I think the US continues to be strong for the company. If I look at the full year, we finished with 15-20 per cent growth. We think we can sustain that going into FY17. In most parts of the world, markets outperformed in this quarter. But if you take a full-year basis, due to some of the currency impacts in the rest of the world markets, the growth was slightly negative or pretty much flat. Latin America saw some good growth in this quarter. But if I take a full-year view next year and strip out Venezuela, you could see some negative numbers in Latin America. If you include Venezuela, I think overall the business will grow at about 25 per cent. So I think all in all, the individual geographies continue to be strong for the company.

Talking about Venezuela, what is the kind of money that is stuck over there? Any updates with respect to the repatriation from the government and if you’ve provided any amount for your receivables in Venezuela?

We have $45 million of cash sitting in Venezuela, which needs to get repatriated. We are hoping, with the Indian Government getting involved in some of the recent initiatives, to try and offset some of our receivables against some of the oil imports of India. With the Indian government getting involved we have much more hope that during FY17 we will be able to repatriate a lot of that capital. We did take some hits on account of Venezuela in Q4. Those were primarily on account of exchange shift from 6-10 in terms of the local currency and some hits on account of the foreign exchange losses on the balance sheet. But we still have $45 million, which we need to repatriate back to India.

How many US FDA approvals did you see last quarter? What are the new launches that we can expect this year?

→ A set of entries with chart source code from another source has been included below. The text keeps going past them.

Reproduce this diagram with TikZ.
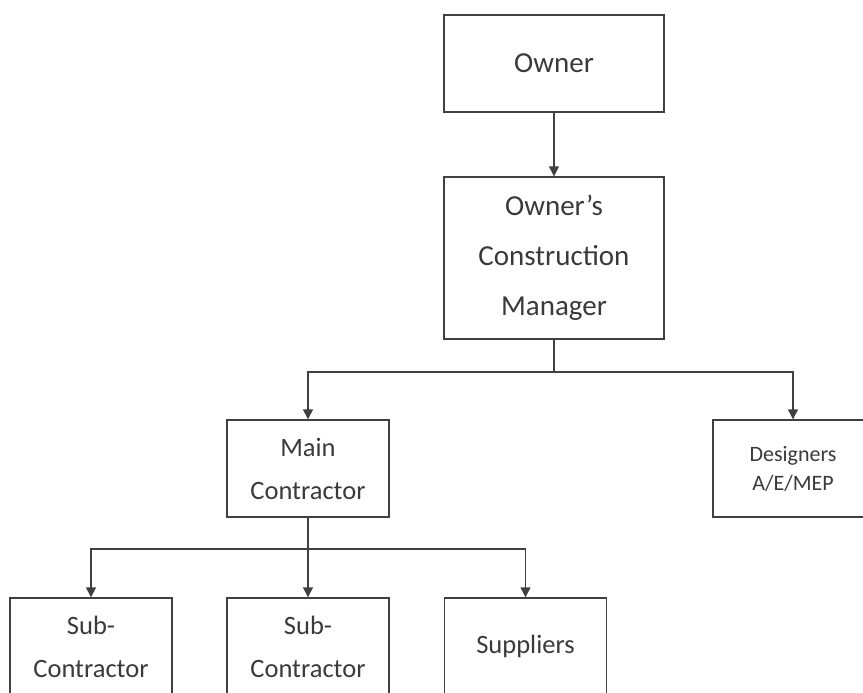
\documentclass[tikz,border=0pt]{standalone}
\usepackage{fontspec}
\setmainfont{Carlito}
\usetikzlibrary{arrows.meta}
\definecolor{linegray}{HTML}{404040}
\definecolor{textgray}{HTML}{3A3A3A}
\begin{document}
\begin{tikzpicture}[x=1pt, y=-1pt, line width=1.4pt, draw=linegray,
  every node/.style={draw=linegray, text=textgray, align=center, inner sep=0pt},
  arr/.style={-{Triangle[length=10pt, width=10pt]}}]
\useasboundingbox (0,0) rectangle (863,693);
\clip (0,0) rectangle (863,693);

\coordinate (Ow) at (554, 63.5);
\coordinate (CM) at (554, 258);
\coordinate (MC) at (308, 468.5);
\coordinate (DS) at (793, 468.5);
\coordinate (S1) at (91, 646.5);
\coordinate (S2) at (308, 646.5);
\coordinate (S3) at (525.5, 646.5);

\coordinate (top split) at (554, 372);
\coordinate (low split) at (308, 549);

\begin{scope}[every node/.append style={minimum width=220pt, font=\fontsize{29}{50}\selectfont}]
\node[minimum height=97pt] (owner) at (Ow) {Owner};
\node[minimum height=162pt] (ocm) at (CM) {Owner’s\\Construction\\Manager};
\end{scope}

\begin{scope}[every node/.append style={minimum width=162pt, minimum height=97pt, font=\fontsize{26.5}{43}\selectfont}]
\node (main) at (MC) {Main\\Contractor};
\node (sub1) at (S1) {Sub-\\Contractor};
\node (sub2) at (S2) {Sub-\\Contractor};
\node (supp) at (S3) {Suppliers};
\end{scope}

\begin{scope}[every node/.append style={minimum height=97pt, font=\fontsize{22}{29}\selectfont}]
\node[text width=160pt] (design) at (DS) {Designers\\A/E/MEP};
\end{scope}

\draw[arr] (owner) -- (ocm);
\draw (ocm) -- (top split);
\draw[arr] (top split) -| (main);
\draw[arr] (top split) -| (design);
\draw (main) -- (low split);
\draw[arr] (low split) -| (sub1);
\draw[arr] (low split) -- (sub2);
\draw[arr] (low split) -| (supp);

\end{tikzpicture}
\end{document}
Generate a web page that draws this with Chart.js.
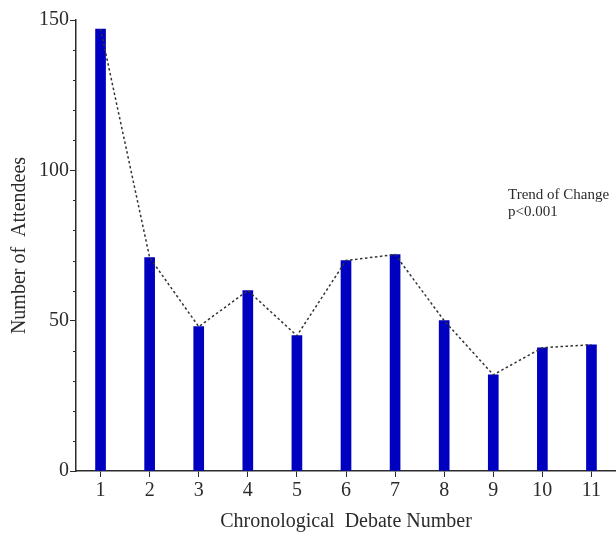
<!DOCTYPE html>
<html>
<head>
<meta charset="utf-8">
<script src="https://cdn.jsdelivr.net/npm/chart.js@4/dist/chart.umd.min.js"></script>
<style>
  body { margin: 0; background: #fff; }
  canvas { display: block; }
</style>
</head>
<body>
<canvas id="grafico" width="616" height="534"></canvas>
<script>
// Datos
const debates = ['1', '2', '3', '4', '5', '6', '7', '8', '9', '10', '11'];
const asistentes = [147, 71, 48, 60, 45, 70, 72, 50, 32, 41, 42];
const ticksY = [0, 50, 100, 150];
const nota = ['Trend of Change', 'p<0.001'];

const fuente = "'Liberation Serif', 'Times New Roman', serif";
const negro = '#2b2b2b';

// Ticks menores cada 10 en el eje Y y la nota del trend
const extras = {
  id: 'extras',
  afterDraw(chart) {
    const ctx = chart.ctx;
    const y = chart.scales.y;
    const x = chart.scales.x;
    ctx.save();
    ctx.strokeStyle = negro;
    ctx.lineWidth = 1;
    for (let v = 0; v <= 150; v += 10) {
      if (ticksY.includes(v)) continue;
      const py = Math.round(y.getPixelForValue(v)) + 0.5;
      ctx.beginPath();
      ctx.moveTo(y.right - 3, py);
      ctx.lineTo(y.right, py);
      ctx.stroke();
    }
    // nota
    const paso = x.getPixelForValue(1) - x.getPixelForValue(0);
    const nx = x.getPixelForValue(8) + paso * 0.3;
    const ny = y.getPixelForValue(90.5);
    ctx.fillStyle = negro;
    ctx.font = '15px ' + fuente;
    ctx.textAlign = 'left';
    ctx.textBaseline = 'alphabetic';
    ctx.fillText(nota[0], nx, ny);
    ctx.fillText(nota[1], nx, ny + 17);
    ctx.restore();
  }
};

new Chart(document.getElementById('grafico'), {
  data: {
    labels: debates,
    datasets: [
      {
        type: 'line',
        data: asistentes,
        borderColor: '#333',
        borderWidth: 1.5,
        borderDash: [2.5, 2.5],
        pointRadius: 0,
        tension: 0,
        order: 0
      },
      {
        type: 'bar',
        data: asistentes,
        backgroundColor: '#0000c0',
        barThickness: 10,
        order: 1
      }
    ]
  },
  options: {
    responsive: false,
    animation: false,
    layout: { padding: { top: 20, right: 0, bottom: 0, left: 0 } },
    plugins: { legend: { display: false }, tooltip: { enabled: false } },
    scales: {
      x: {
        offset: true,
        grid: { drawOnChartArea: false, tickLength: 6, color: negro, offset: false },
        border: { color: negro, width: 1.5 },
        ticks: { color: negro, font: { family: fuente, size: 20 }, padding: 2 },
        title: {
          display: true,
          text: 'Chronological  Debate Number',
          color: negro,
          font: { family: fuente, size: 20 },
          padding: { top: 2, bottom: 0 }
        },
        afterFit(s) { s.height = 63; }
      },
      y: {
        min: 0,
        max: 150,
        afterBuildTicks(s) { s.ticks = ticksY.map(v => ({ value: v })); },
        grid: { drawOnChartArea: false, tickLength: 6, color: negro },
        border: { color: negro, width: 1.5 },
        ticks: { color: negro, font: { family: fuente, size: 20 }, padding: 1 },
        title: {
          display: true,
          text: 'Number of  Attendees',
          color: negro,
          font: { family: fuente, size: 20 },
          padding: { top: 8, bottom: 0 }
        },
        afterFit(s) { s.width = 76; }
      }
    }
  },
  plugins: [extras]
});
</script>
</body>
</html>
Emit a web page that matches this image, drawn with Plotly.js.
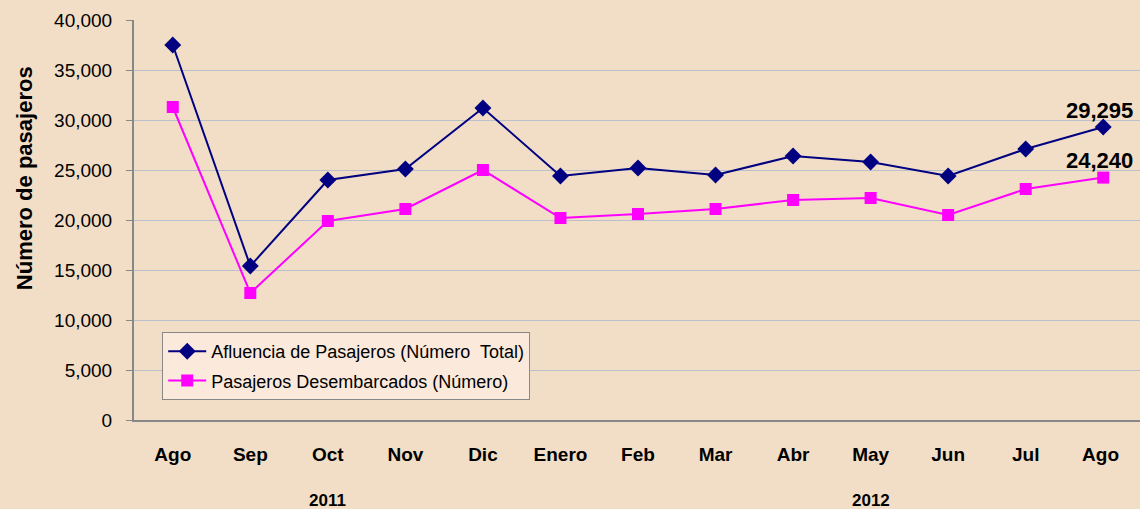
<!DOCTYPE html>
<html><head><meta charset="utf-8">
<script src="https://cdn.plot.ly/plotly-3.0.1.min.js"></script>
<style>html,body{margin:0;padding:0;overflow:hidden;background:#F2DEC6;}</style>
</head><body>
<div id="chart" style="width:1142px;height:509px;"></div>
<script>
const months = ["Ago","Sep","Oct","Nov","Dic","Enero","Feb","Mar","Abr","May","Jun","Jul","Ago "];
const afluencia = [37500,15400,24000,25100,31200,24400,25200,24500,26400,25800,24400,27100,29295];
const desembarcados = [31300,12700,19900,21100,25000,20200,20600,21100,22000,22200,20500,23100,24240];
const seriesNames = ["Afluencia de Pasajeros (Número  Total)","Pasajeros Desembarcados (Número)"];
const yearLabels = [{text:"2011", at:"Oct"},{text:"2012", at:"May"}];

const font = "Arial, 'Liberation Sans', sans-serif";
const traces = [
  {x: months, y: afluencia, name: seriesNames[0], legendgroup:"a", type:"scatter", mode:"lines+markers",
   line:{color:"#000080", width:2}, marker:{symbol:"diamond", size:13, color:"#000080"}},
  {x: months, y: desembarcados, name: seriesNames[1], legendgroup:"b", type:"scatter", mode:"lines+markers",
   line:{color:"#FF00FF", width:2}, marker:{symbol:"square", size:12, color:"#FF00FF"}}
];
const last = months.length-1;
const annotations = [
  {x: months[last], y: afluencia[last], text: afluencia[last].toLocaleString("en-US"), showarrow:false,
   yshift:17, xshift:-4, font:{family:font, size:22, color:"#000", weight:"bold"}},
  {x: months[last], y: desembarcados[last], text: desembarcados[last].toLocaleString("en-US"), showarrow:false,
   yshift:17, xshift:-4, font:{family:font, size:22, color:"#000", weight:"bold"}},
  {xref:"paper", yref:"paper", x:-0.109, xanchor:"center", y:0.605, yanchor:"middle", text:"Número de pasajeros", textangle:-90, showarrow:false,
   font:{family:font, size:22, color:"#000", weight:"bold"}}
];
yearLabels.forEach(l => annotations.push({x:l.at, yref:"paper", y:-0.2, yanchor:"middle", text:l.text, showarrow:false,
   font:{family:font, size:17, color:"#000", weight:"bold"}}));

const layout = {
  width:1142, height:509,
  margin:{l:134, r:0, t:20, b:89},
  paper_bgcolor:"#F2DEC6", plot_bgcolor:"rgba(0,0,0,0)",
  showlegend:true,
  legend:{x:0.028, y:0.22, xanchor:"left", yanchor:"top", bgcolor:"#FBE9DC", bordercolor:"#888", borderwidth:1,
    font:{family:font, size:18, color:"#000"}, tracegroupgap:3, itemwidth:38},
  xaxis:{type:"category", range:[-0.5,12.5], showgrid:false, showline:true, linecolor:"#888", linewidth:2,
    ticks:"", tickfont:{family:font, size:19, color:"#000", weight:"bold"}, ticklabelstandoff:16, fixedrange:true},
  yaxis:{range:[0,40000], dtick:5000, tickformat:",d", showgrid:true, gridcolor:"#B9BFCB", gridwidth:1,
    showline:true, linecolor:"#888", linewidth:2, ticks:"outside", ticklen:6, tickcolor:"#888",
    tickfont:{family:font, size:19, color:"#000"}, ticklabelstandoff:10, zeroline:false},
  annotations: annotations
};
Plotly.newPlot("chart", traces, layout, {displayModeBar:false, staticPlot:true});
</script>
</body></html>
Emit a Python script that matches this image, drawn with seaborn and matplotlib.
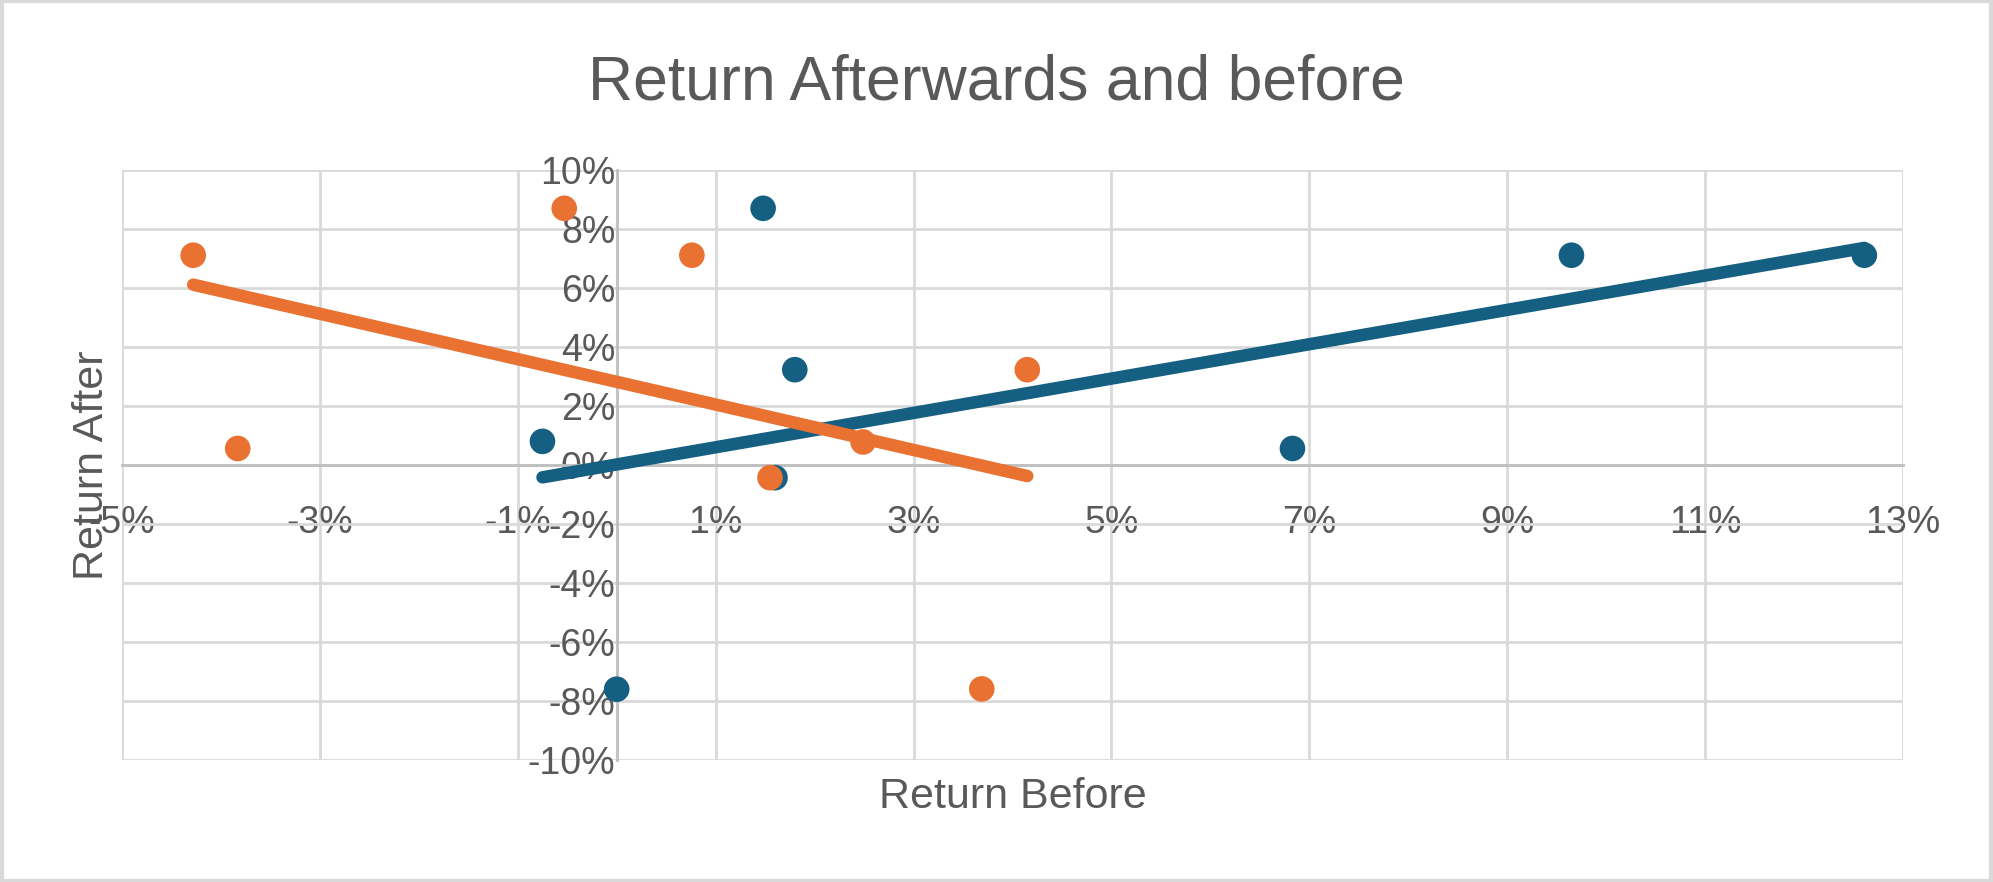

We got 24 products approved during the course of the year, including, I would assume, 7-8 in the last quarter. As far as new launches go, typically we are on the conservative side and we anticipate we will have something like 10-12 launches in the coming financial year.

As far as the US business is concerned, have you undertaken any price review during the quarter and secondly what’s the update of your Pithampur plant, which had received three observations in February. You had responded to them. Any updates on that? Have any of your US FDA facilities been inspected after that?

In Q4, we saw the US as a deflationary business. So there is huge pricing pressure. On the existing portfolio, we are seeing actual price declines on the entire portfolio. I think a lot of the growth is coming on account of the new products. As far as our facilities are concerned, we have no outstanding issues with any of our plants that we are aware of as far as US FDA goes. We continue to maintain our pretty clean record in terms of our compliances, on all our facilities across India and around the world.